• Our hope-filled future is bound up in sharing the story of Jesus, in discipling others, in bringing those disciples together into communities of believers, and in developing and releasing those believers to create other communities... till Jesus the King comes again!

Should I really care about the WTGA?

The impact of the WT Global Alliance may not be seen or felt in the day-to-day life and ministry of many WT workers.  So, should you as a worker really care about the WTGA?

By all means, yes, and for two primary reasons.

First, because the Alliance will open the door for many more voices to enter the life and ministry of the mission.  One avenue will certainly be by global members from outside of the WT community joining the WT Global Alliance.  These members will bring different perspectives on issues and challenge our default way of pursuing ministry.  Another avenue will be the growing number of non North American workers who will join our teams and potentially lead our teams.  Each of us will need to be trained in greater cross cultural or multicultural communication and collaboration.

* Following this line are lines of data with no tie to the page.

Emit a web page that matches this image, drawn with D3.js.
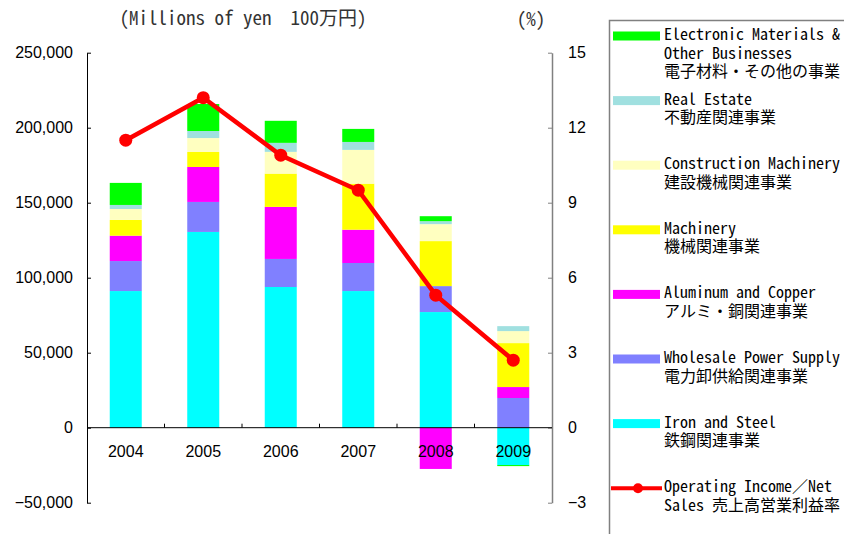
<!DOCTYPE html>
<html>
<head>
  <meta charset="utf-8">
  <title>Segment operating income</title>
  <script src="https://cdnjs.cloudflare.com/ajax/libs/d3/7.8.5/d3.min.js"></script>
  <style>
    body { margin: 0; background: #fff; }
    svg { display: block; }
  </style>
</head>
<body>
  <div id="vis"></div>
  <script>
var years = ["2004", "2005", "2006", "2007", "2008", "2009"];

// operating income by segment, millions of yen
var ironSteel        = [91100, 130500, 93800, 91100, 77100, -24900];
var wholesalePower   = [20000, 20000, 18700, 18700, 17300, 19800];
var aluminumCopper   = [16900, 23300, 34700, 22200, -27500, 7300];
var machinery        = [10500, 10000, 22200, 30700, 30000, 29300];
var constructionMach = [7300, 9300, 14500, 22500, 11300, 8000];
var realEstate       = [2700, 4700, 6000, 5300, 2000, 3300];
var electronicOther  = [14700, 18000, 14700, 8700, 3300, -700];

// operating income / net sales (%)
var margin = [11.5, 13.2, 10.9, 9.5, 5.3, 2.7];

var leftTicks  = [-50000, 0, 50000, 100000, 150000, 200000, 250000];
var rightTicks = [-3, 0, 3, 6, 9, 12, 15];

var seriesKeys = ["iron", "power", "alu", "mach", "cons", "real", "elec"];
var seriesVals = [ironSteel, wholesalePower, aluminumCopper, machinery, constructionMach, realEstate, electronicOther];
var seriesColors = ["#00ffff", "#8080ff", "#ff00ff", "#ffff00", "#ffffc0", "#a0e0e0", "#00ff00"];

var legendItems = [
  {key: "elec",  lines: ["Electronic Materials &", "Other Businesses", "電子材料・その他の事業"]},
  {key: "real",  lines: ["Real Estate", "不動産関連事業"]},
  {key: "cons",  lines: ["Construction Machinery", "建設機械関連事業"]},
  {key: "mach",  lines: ["Machinery", "機械関連事業"]},
  {key: "alu",   lines: ["Aluminum and Copper", "アルミ・銅関連事業"]},
  {key: "power", lines: ["Wholesale Power Supply", "電力卸供給関連事業"]},
  {key: "iron",  lines: ["Iron and Steel", "鉄鋼関連事業"]},
  {key: "line",  lines: ["Operating Income／Net", "Sales 売上高営業利益率"]}
];

var W = 844, H = 534;
var plotL = 87, plotR = 552, plotT = 52.7, plotB = 502.7;
var monoFont = "'Noto Sans Mono CJK JP', 'Liberation Mono', 'Noto Sans CJK JP', monospace";
var sansFont = "'Liberation Sans', Arial, sans-serif";

var table = years.map(function(yr, i) {
  var row = {year: yr};
  seriesKeys.forEach(function(k, j) { row[k] = seriesVals[j][i]; });
  return row;
});
var color = d3.scaleOrdinal().domain(seriesKeys).range(seriesColors);

var svg = d3.select("#vis").append("svg")
  .attr("width", W).attr("height", H);

var x = d3.scaleBand().domain(years).range([plotL, plotR])
  .paddingInner(0.587).paddingOuter(0.2935);
var y = d3.scaleLinear().domain([-50000, 250000]).range([plotB, plotT]);
var yR = d3.scaleLinear().domain([-3, 15]).range([plotB, plotT]);

var stacked = d3.stack().keys(seriesKeys).offset(d3.stackOffsetDiverging)(table);

svg.append("g").selectAll("g").data(stacked).enter().append("g")
  .attr("fill", function(d) { return color(d.key); })
  .selectAll("rect").data(function(d) { return d; }).enter().append("rect")
  .attr("x", function(d) { return x(d.data.year); })
  .attr("width", x.bandwidth())
  .attr("y", function(d) { return y(Math.max(d[0], d[1])); })
  .attr("height", function(d) { return Math.abs(y(d[0]) - y(d[1])); });

// left axis
var axL = svg.append("g").attr("transform", "translate(" + plotL + ",0)")
  .call(d3.axisLeft(y).tickValues(leftTicks).tickFormat(d3.format(","))
    .tickSizeInner(-4).tickSizeOuter(0).tickPadding(14));
axL.select(".domain").attr("stroke", "#000");
axL.selectAll(".tick line").attr("stroke", "#000");
axL.selectAll("text").attr("font-family", sansFont).attr("font-size", 16).attr("fill", "#000");

// right axis
var axR = svg.append("g").attr("transform", "translate(" + plotR + ",0)")
  .call(d3.axisRight(yR).tickValues(rightTicks)
    .tickSizeInner(-4).tickSizeOuter(0).tickPadding(16));
axR.select(".domain").attr("stroke", "#808080").attr("stroke-width", 1.5);
axR.selectAll(".tick line").attr("stroke", "#808080");
axR.selectAll("text").attr("font-family", sansFont).attr("font-size", 16).attr("fill", "#000");

// zero line with category separators
var y0 = y(0);
svg.append("line").attr("x1", plotL).attr("x2", plotR).attr("y1", y0).attr("y2", y0)
  .attr("stroke", "#000");
var gap = (x.step() - x.bandwidth()) / 2;
svg.selectAll("line.sep").data(years.slice(1)).enter().append("line")
  .attr("class", "sep")
  .attr("x1", function(d) { return x(d) - gap; })
  .attr("x2", function(d) { return x(d) - gap; })
  .attr("y1", y0).attr("y2", y0 - 4)
  .attr("stroke", "#000");

svg.selectAll("text.year").data(years).enter().append("text")
  .attr("class", "year")
  .attr("x", function(d) { return x(d) + x.bandwidth() / 2; })
  .attr("y", y0 + 29)
  .attr("text-anchor", "middle")
  .attr("font-family", sansFont).attr("font-size", 16)
  .text(function(d) { return d; });

// margin line
var line = d3.line()
  .x(function(d, i) { return x(years[i]) + x.bandwidth() / 2; })
  .y(function(d) { return yR(d); });
svg.append("path").datum(margin)
  .attr("d", line).attr("fill", "none")
  .attr("stroke", "#ff0000").attr("stroke-width", 4.5);
svg.selectAll("circle.pt").data(margin).enter().append("circle")
  .attr("class", "pt")
  .attr("cx", function(d, i) { return x(years[i]) + x.bandwidth() / 2; })
  .attr("cy", function(d) { return yR(d); })
  .attr("r", 6.5).attr("fill", "#ff0000");

// unit labels
svg.append("text").attr("x", 243).attr("y", 25).attr("text-anchor", "middle")
  .attr("font-family", monoFont).attr("font-size", 19).attr("fill", "#333")
  .style("white-space", "pre")
  .text("(Millions of yen  100万円)");
svg.append("text").attr("x", 531).attr("y", 26).attr("text-anchor", "middle")
  .attr("font-family", monoFont).attr("font-size", 19).attr("fill", "#333")
  .text("(%)");

// legend
svg.append("rect").attr("x", 609.5).attr("y", 20.5).attr("width", 400).attr("height", 600)
  .attr("fill", "none").attr("stroke", "#808080").attr("stroke-width", 1.5);

var lg = svg.append("g").selectAll("g").data(legendItems).enter().append("g")
  .attr("transform", function(d, i) { return "translate(0," + (36 + i * 64.6) + ")"; });

lg.filter(function(d) { return d.key !== "line"; }).append("rect")
  .attr("x", 613).attr("y", -4.5).attr("width", 47).attr("height", 9)
  .attr("fill", function(d) { return color(d.key); });

var lineItem = lg.filter(function(d) { return d.key === "line"; });
lineItem.append("line").attr("x1", 611).attr("x2", 662).attr("y1", 0).attr("y2", 0)
  .attr("stroke", "#ff0000").attr("stroke-width", 4);
lineItem.append("circle").attr("cx", 638).attr("cy", 0).attr("r", 5).attr("fill", "#ff0000");

lg.selectAll("text").data(function(d) { return d.lines; }).enter().append("text")
  .attr("font-family", monoFont).attr("font-size", 16).attr("fill", "#000")
  .attr("x", 664)
  .attr("y", function(d, i) { return 4 + i * 18.5; })
  .text(function(d) { return d; });
  </script>
</body>
</html>
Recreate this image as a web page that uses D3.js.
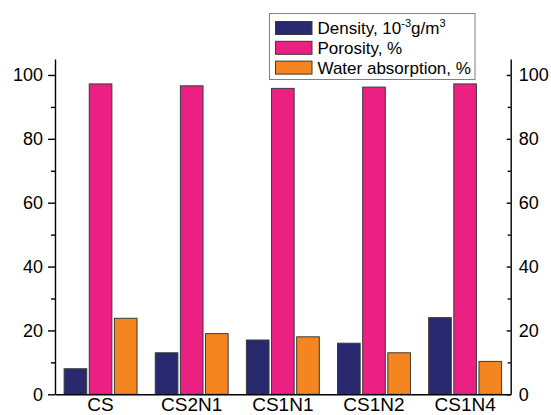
<!DOCTYPE html>
<html>
<head>
<meta charset="utf-8">
<script src="https://cdn.jsdelivr.net/npm/d3@7"></script>
<style>
  body { margin: 0; background: #fff; }
  svg { display: block; font-family: "Liberation Sans", Arial, sans-serif; }
</style>
</head>
<body>
<script>
let categories = ['CS', 'CS2N1', 'CS1N1', 'CS1N2', 'CS1N4']
let density = [8, 13, 17, 16, 24]
let porosity = [97.2, 96.6, 95.8, 96.2, 97.2]
let water = [23.8, 19, 18, 13, 10.3]
let majorTicks = [0, 20, 40, 60, 80, 100]
let minorTicks = [10, 30, 50, 70, 90]

let seriesKeys = ['density', 'porosity', 'water']
let seriesColors = ['#28296f', '#ec1f82', '#f5861f']

let width = 551
let height = 415
let margin = ({top: 59, right: 40.3, bottom: 20.7, left: 55})

let data = categories.map((c, i) => ({
  name: c, density: density[i], porosity: porosity[i], water: water[i]
}))

let x0 = d3.scaleBand()
    .domain(categories)
    .range([margin.left, width - margin.right])
    .paddingInner(0.2)
    .paddingOuter(0.1)

let x1 = d3.scaleBand()
    .domain(seriesKeys)
    .range([0, x0.bandwidth()])
    .paddingInner(0.1)

let y = d3.scaleLinear()
    .domain([0, 105])
    .range([height - margin.bottom, margin.top])

let color = d3.scaleOrdinal().domain(seriesKeys).range(seriesColors)

const svg = d3.select('body').append('svg')
    .attr('width', width)
    .attr('height', height)

svg.append('g')
  .selectAll('g')
  .data(data)
  .join('g')
    .attr('transform', d => `translate(${x0(d.name)},0)`)
  .selectAll('rect')
  .data(d => seriesKeys.map(k => ({key: k, value: d[k]})))
  .join('rect')
    .attr('x', d => x1(d.key))
    .attr('y', d => y(d.value))
    .attr('width', x1.bandwidth())
    .attr('height', d => y(0) - y(d.value))
    .attr('fill', d => color(d.key))
    .attr('stroke', '#3a3a3a')
    .attr('stroke-width', 1)

let styleAxis = (size) => g => {
  g.selectAll('path, line').attr('stroke', '#000').attr('stroke-width', 1.4)
  g.selectAll('text').attr('font-size', size).attr('fill', '#000')
  g.attr('font-family', null)
}

// left axis
svg.append('g')
    .attr('transform', `translate(${margin.left},0)`)
    .call(d3.axisLeft(y).tickValues(majorTicks).tickSize(7).tickSizeOuter(0).tickPadding(5))
    .call(styleAxis(18))
svg.append('g')
    .attr('transform', `translate(${margin.left},0)`)
    .call(d3.axisLeft(y).tickValues(minorTicks).tickSize(4).tickFormat(''))
    .call(styleAxis(18))
    .call(g => g.select('.domain').remove())

// right axis, ticks pointing inward
svg.append('g')
    .attr('transform', `translate(${width - margin.right},0)`)
    .call(d3.axisRight(y).tickValues(majorTicks).tickSize(-4).tickSizeOuter(0).tickPadding(8))
    .call(styleAxis(18))
svg.append('g')
    .attr('transform', `translate(${width - margin.right},0)`)
    .call(d3.axisRight(y).tickValues(minorTicks).tickSize(-3).tickFormat(''))
    .call(styleAxis(18))
    .call(g => g.select('.domain').remove())

// bottom axis
svg.append('g')
    .attr('transform', `translate(0,${y(0)})`)
    .call(d3.axisBottom(x0).tickSize(0).tickSizeOuter(0).tickPadding(3))
    .call(styleAxis(19))
    .call(g => g.selectAll('text').attr('dy', '0.71em'))

// legend
let legend = svg.append('g').attr('transform', 'translate(269.5,13.5)')
legend.append('rect')
    .attr('width', 205.5)
    .attr('height', 66)
    .attr('fill', '#fff')
    .attr('stroke', '#808080')
    .attr('stroke-width', 1)

let rows = legend.selectAll('g.row')
  .data(seriesKeys)
  .join('g')
    .attr('class', 'row')
    .attr('transform', (d, i) => `translate(6,${8 + i * 19.8})`)

rows.append('rect')
    .attr('width', 36.5)
    .attr('height', 13)
    .attr('fill', d => color(d))
    .attr('stroke', '#3a3a3a')
    .attr('stroke-width', 1)

let labels = rows.append('text')
    .attr('x', 42)
    .attr('y', 12.5)
    .attr('font-size', 17)
    .attr('fill', '#000')

labels.each(function(d) {
  let t = d3.select(this)
  if (d === 'density') {
    t.append('tspan').text('Density, 10')
    t.append('tspan').attr('font-size', 11).attr('dy', -7).text('-3')
    t.append('tspan').attr('dy', 7).text('g/m')
    t.append('tspan').attr('font-size', 11).attr('dy', -7).text('3')
  } else if (d === 'porosity') {
    t.text('Porosity, %')
  } else {
    t.text('Water absorption, %')
  }
})
</script>
</body>
</html>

Second, because the Alliance will empower leaders and workers to expand ministries much more quickly.  With key resource players around the same table, the Alliance will have the ability to determine World Team’s response to ministry initiatives without having to poll individual resource centres or hubs.  The collaborative spirit of the Alliance will allow faster engagement and capacity to empower teams to move on new ministries and projects.

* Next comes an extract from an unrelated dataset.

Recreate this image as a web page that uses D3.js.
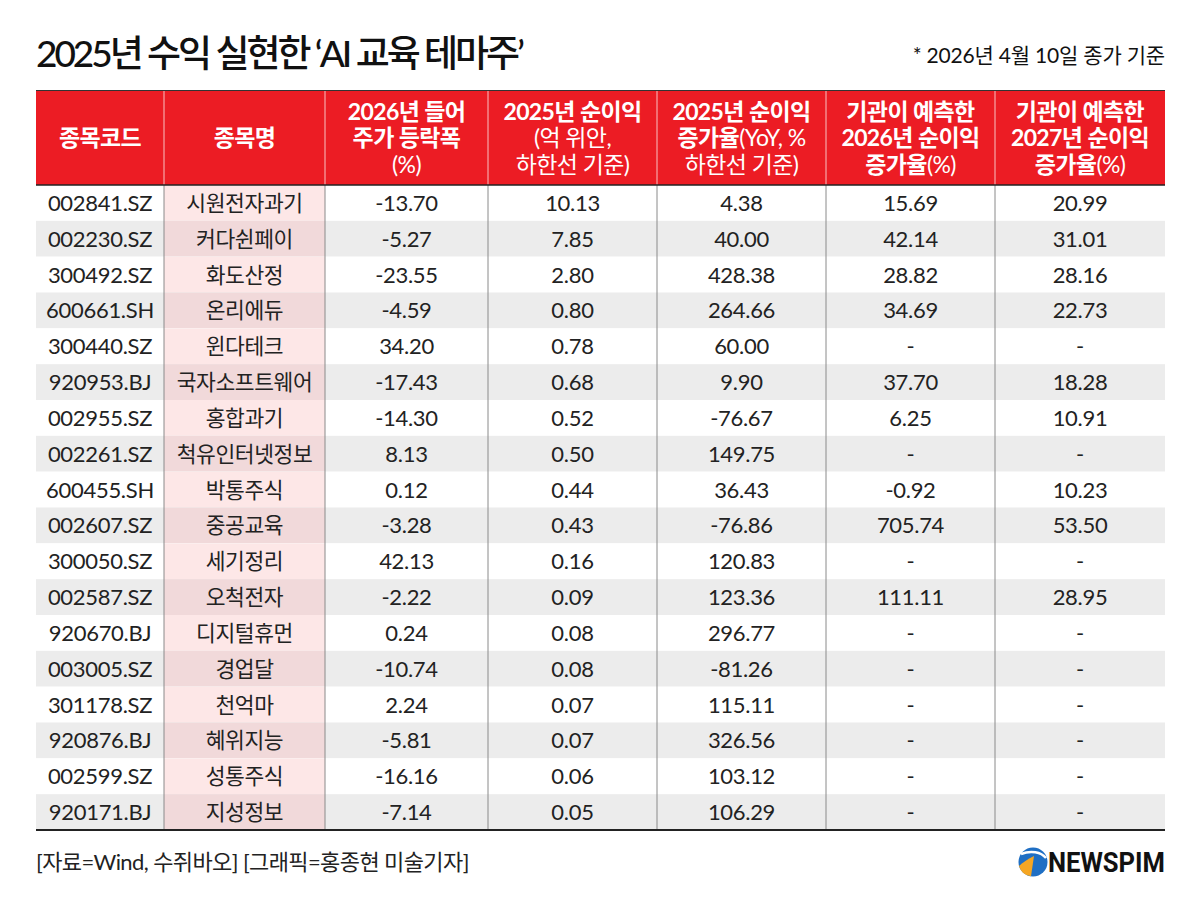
<!DOCTYPE html>
<html>
<head>
<meta charset="utf-8">
<script src="https://cdn.jsdelivr.net/npm/d3@7"></script>
<style>
	body { margin: 0; background: #fff; }
	svg { display: block; }
</style>
</head>
<body>
<div id="chart"></div>
<script>
var codes = ["002841.SZ", "002230.SZ", "300492.SZ", "600661.SH", "300440.SZ", "920953.BJ",
	"002955.SZ", "002261.SZ", "600455.SH", "002607.SZ", "300050.SZ", "002587.SZ",
	"920670.BJ", "003005.SZ", "301178.SZ", "920876.BJ", "002599.SZ", "920171.BJ"];
var names = ["시원전자과기", "커다쉰페이", "화도산정", "온리에듀", "윈다테크", "국자소프트웨어",
	"홍합과기", "척유인터넷정보", "박통주식", "중공교육", "세기정리", "오척전자",
	"디지털휴먼", "경업달", "천억마", "혜위지능", "성통주식", "지성정보"];
var priceChange = [-13.70, -5.27, -23.55, -4.59, 34.20, -17.43, -14.30, 8.13, 0.12,
	-3.28, 42.13, -2.22, 0.24, -10.74, 2.24, -5.81, -16.16, -7.14];
var profit2025 = [10.13, 7.85, 2.80, 0.80, 0.78, 0.68, 0.52, 0.50, 0.44,
	0.43, 0.16, 0.09, 0.08, 0.08, 0.07, 0.07, 0.06, 0.05];
var growth2025 = [4.38, 40.00, 428.38, 264.66, 60.00, 9.90, -76.67, 149.75, 36.43,
	-76.86, 120.83, 123.36, 296.77, -81.26, 115.11, 326.56, 103.12, 106.29];
var growth2026 = [15.69, 42.14, 28.82, 34.69, null, 37.70, 6.25, null, -0.92,
	705.74, null, 111.11, null, null, null, null, null, null];
var growth2027 = [20.99, 31.01, 28.16, 22.73, null, 18.28, 10.91, null, 10.23,
	53.50, null, 28.95, null, null, null, null, null, null];

// header lines per column: [text, bold]
var headers = [
	[[["종목코드", 1]]],
	[[["종목명", 1]]],
	[[["2026년 들어", 1]], [["주가 등락폭", 1]], [["(%)", 0]]],
	[[["2025년 순이익", 1]], [["(억 위안,", 0]], [["하한선 기준)", 0]]],
	[[["2025년 순이익", 1]], [["증가율", 1], ["(YoY, %", 0]], [["하한선 기준)", 0]]],
	[[["기관이 예측한", 1]], [["2026년 순이익", 1]], [["증가율", 1], ["(%)", 0]]],
	[[["기관이 예측한", 1]], [["2027년 순이익", 1]], [["증가율", 1], ["(%)", 0]]]
];

var title = "2025년 수익 실현한 ‘AI 교육 테마주’";
var note = "* 2026년 4월 10일 종가 기준";
var source = "[자료=Wind, 수쥐바오] [그래픽=홍종현 미술기자]";

var width = 1200, height = 909;
var font = "Lato, 'Noto Sans CJK KR', sans-serif";
var red = "#ec1c24";

// column edges of the table
var colEdges = [36, 164, 325, 488, 657, 826, 995, 1165];
var headTop = 90, headBottom = 185, tableBottom = 830;

var fmt = d3.formatLocale({ decimal: ".", thousands: ",", grouping: [3], currency: ["", ""], minus: "-" }).format(".2f");
function cell(v) { return v == null ? "-" : fmt(v); }

var rows = codes.map(function(c, i) {
	return [c, names[i], cell(priceChange[i]), cell(profit2025[i]), cell(growth2025[i]), cell(growth2026[i]), cell(growth2027[i])];
});

var svg = d3.select("#chart").append("svg")
	.attr("width", width)
	.attr("height", height);

var y = d3.scaleBand()
	.domain(d3.range(rows.length))
	.range([headBottom, tableBottom]);

function colMid(j) { return (colEdges[j] + colEdges[j + 1]) / 2; }

// title + note
svg.append("text")
	.attr("x", 36)
	.attr("y", 67)
	.attr("font-family", font)
	.attr("font-size", 37)
	.attr("font-weight", 500)
	.attr("textLength", 489)
	.attr("lengthAdjust", "spacing")
	.attr("fill", "#111")
	.text(title);

svg.append("text")
	.attr("x", colEdges[7])
	.attr("y", 63)
	.attr("text-anchor", "end")
	.attr("font-family", font)
	.attr("font-size", 21)
	.attr("letter-spacing", -0.2)
	.attr("fill", "#111")
	.text(note);

// header
var gHead = svg.append("g").attr("class", "head");
gHead.append("rect")
	.attr("x", colEdges[0])
	.attr("y", headTop)
	.attr("width", colEdges[7] - colEdges[0])
	.attr("height", headBottom - headTop)
	.attr("fill", red);

gHead.selectAll("line.sep")
	.data(colEdges.slice(1, -1))
	.enter().append("line")
	.attr("class", "sep")
	.attr("x1", function(d) { return d; })
	.attr("x2", function(d) { return d; })
	.attr("y1", headTop)
	.attr("y2", headBottom)
	.attr("stroke", "#f9c0c2")
	.attr("stroke-width", 1);

headers.forEach(function(lines, j) {
	var lh = 26.5;
	var mid = (headTop + headBottom) / 2;
	var t = gHead.append("text")
		.attr("text-anchor", "middle")
		.attr("font-family", font)
		.attr("font-size", 23)
		.attr("letter-spacing", -0.6)
		.attr("fill", "#fff");
	lines.forEach(function(parts, k) {
		var ly = mid + (k - (lines.length - 1) / 2) * lh + 8.5;
		parts.forEach(function(p, m) {
			var ts = t.append("tspan")
				.attr("font-weight", p[1] ? 700 : 400)
				.text(p[0]);
			if (m == 0) ts.attr("x", colMid(j)).attr("y", ly);
		});
	});
});

// body rows
var gBody = svg.append("g").attr("class", "body");
var gRow = gBody.selectAll("g.row")
	.data(rows)
	.enter().append("g")
	.attr("class", "row")
	.attr("transform", function(d, i) { return "translate(0," + y(i) + ")"; });

gRow.append("rect")
	.attr("x", colEdges[0])
	.attr("width", colEdges[7] - colEdges[0])
	.attr("height", y.bandwidth())
	.attr("fill", function(d, i) { return i % 2 ? "#ececec" : "#fff"; });

gRow.append("rect")
	.attr("x", colEdges[1])
	.attr("width", colEdges[2] - colEdges[1])
	.attr("height", y.bandwidth())
	.attr("fill", function(d, i) { return i % 2 ? "#f1d9da" : "#fde7e7"; });

gRow.selectAll("text")
	.data(function(d) { return d; })
	.enter().append("text")
	.attr("x", function(d, j) { return colMid(j); })
	.attr("y", y.bandwidth() / 2 + 8)
	.attr("text-anchor", "middle")
	.attr("font-family", font)
	.attr("font-size", function(d, j) { return j == 1 ? 21.5 : 22; })
	.attr("letter-spacing", function(d, j) { return j == 1 ? -0.4 : -0.3; })
	.attr("fill", "#222")
	.text(function(d) { return d; });

// grid lines
gBody.selectAll("line.v")
	.data(colEdges.slice(1, -1))
	.enter().append("line")
	.attr("class", "v")
	.attr("x1", function(d) { return d; })
	.attr("x2", function(d) { return d; })
	.attr("y1", headBottom)
	.attr("y2", tableBottom)
	.attr("stroke", "#8a8a8a")
	.attr("stroke-width", 1);

svg.append("line")
	.attr("x1", colEdges[0]).attr("x2", colEdges[7])
	.attr("y1", headTop + 0.5).attr("y2", headTop + 0.5)
	.attr("stroke", "#333").attr("stroke-width", 1);
svg.append("line")
	.attr("x1", colEdges[0]).attr("x2", colEdges[7])
	.attr("y1", headBottom).attr("y2", headBottom)
	.attr("stroke", "#222").attr("stroke-width", 1.5);
svg.append("line")
	.attr("x1", colEdges[0]).attr("x2", colEdges[7])
	.attr("y1", tableBottom).attr("y2", tableBottom)
	.attr("stroke", "#222").attr("stroke-width", 2);

// footer
svg.append("text")
	.attr("x", 36)
	.attr("y", 870)
	.attr("font-family", font)
	.attr("font-size", 22)
	.attr("letter-spacing", -0.6)
	.attr("fill", "#222")
	.text(source);

// NEWSPIM logo
var gLogo = svg.append("g").attr("transform", "translate(1033,862)");
gLogo.append("circle").attr("r", 14.5).attr("fill", "#1f6fc4");
gLogo.append("path")
	.attr("d", "M-14,4 A14.5,14.5 0 0,0 -2,14.3 L1,-6 C-5,-3 -10,0 -14,4 Z")
	.attr("fill", "#f5a623");
gLogo.append("path")
	.attr("d", "M-12,-8 C-2,-12 8,-10 13,-4")
	.attr("fill", "none")
	.attr("stroke", "#fff")
	.attr("stroke-width", 2.5);
svg.append("text")
	.attr("x", 1165)
	.attr("y", 872)
	.attr("text-anchor", "end")
	.attr("font-family", "Roboto, 'DejaVu Sans', sans-serif")
	.attr("font-size", 27)
	.attr("font-weight", 700)
	.attr("textLength", 117)
	.attr("lengthAdjust", "spacingAndGlyphs")
	.attr("fill", "#111")
	.text("NEWSPIM");
</script>
</body>
</html>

Certainly, all this is not for tomorrow.  The Alliance is in a building stage, but that is the future clearly before us, and we should care about it.

 

You are invited to share your comments and questions by posting them here on the Thoughts Along the Journey blog.  We are calling on the entire WT community to uphold this newly formed global alliance in prayer.  Pray especially for the invitation of new global members from outside the WT community.  We are praying for the laying of firm foundations that will serve future generations of workers well.

 

 

6 Responses

  1. One of the immediate things I sense must happen within my own soul is that I must (with humility engendered by Christ) seek to live out a deepening interdependence upon other global members of Christ’s Body as they become WT senders from countries whose 1st language is not English – and whose world views are quite different from my own. As one working in pastoral care, I will not be able to do this multi-language, multi-cultural work myself, but must depend upon competent care givers from other sources “foreign” to me. I must submit myself to Jesus Christ in new ways – relinquishing management and control to others – and ultimately to Jesus Christ, the Head of the Body. New challenges await us in the 21st century!!!

    • A powerful reminder of our need for one another. There are already workers within WT who can help us make this transition as well as trusted colleagues outside WT who could come along side us and train us.

  2. Thanks for the reminder of the importance of this for field workers, David. This post prompted two questions. The first is for me. In order to generously accommodate new friends from other cultures – to genuinely submit in partnership – how do I need to conduct myself in ministry? Attitudinally I certainly need humility but in practice I came up with two.

    1. Learn how people from the incoming culture make decisions.

    2. Learn how people from the incoming culture value relationships.

    Reflecting on the Chinese culture in which I find myself, I recognize that both of these are done very differently than my familial culture. And if I am going to “be trained in greater cross cultural or multicultural communication and collaboration,” then I better press on in my learning of how decisions are made and relationships formed and practiced here in Asia.

    The second is for you/us: how will you know if we care? In other words, what is practiced on a day-by-day basis in our ministries that shows we care as much about the new global alliance as you do?

    • Your question is not one easily answered: “how will you know if we care? In other words, what is practiced on a day-by-day basis in our ministries that shows we care as much about the new global alliance as you do?” The answer will be displayed more in our WT ethos than in specific steps that would be the same for all. Let me try one or two examples. First, when we are building a project for a new ministry outreach, we should look beyond our own team/field/Area, or to put it another way, beyond our own ‘silo’. Others in other places may have valuable insights that would help us in moving that project forward. This would be an outworking of what we mean be interdependence, consciously seeking ‘many voices’ to enter the discussion. A second example might be in how people approach ministry and particularly the issue of contextualization. Too often we will simply translate material from our home culture into the language in which we are working, not thinking about the cultural dissonance that might occur. I will know that people care about the Alliance when I see workers reaching out to others who are different from them for their ideas and input; when I see our growth in life and minsitry being impacted by our interaction with those from other cultures and backgrounds.

  3. An illustration here: Some years ago, while on home assignment, a supporter asked me to attend an informative breakfast with an inner-city ministry in my home town. While enjoying my eggs and bacon I asked the African-American pastor sitting across from me what was the main message he would have for ministering church groups arriving from the suburbs. He replied “Please remember that Jesus was here before you showed up.” That simple and profound reply has fueled my own commitment to look left and right, all around, seeking to understand what God is up to and how He would uniquely use me and World Team in whatever context.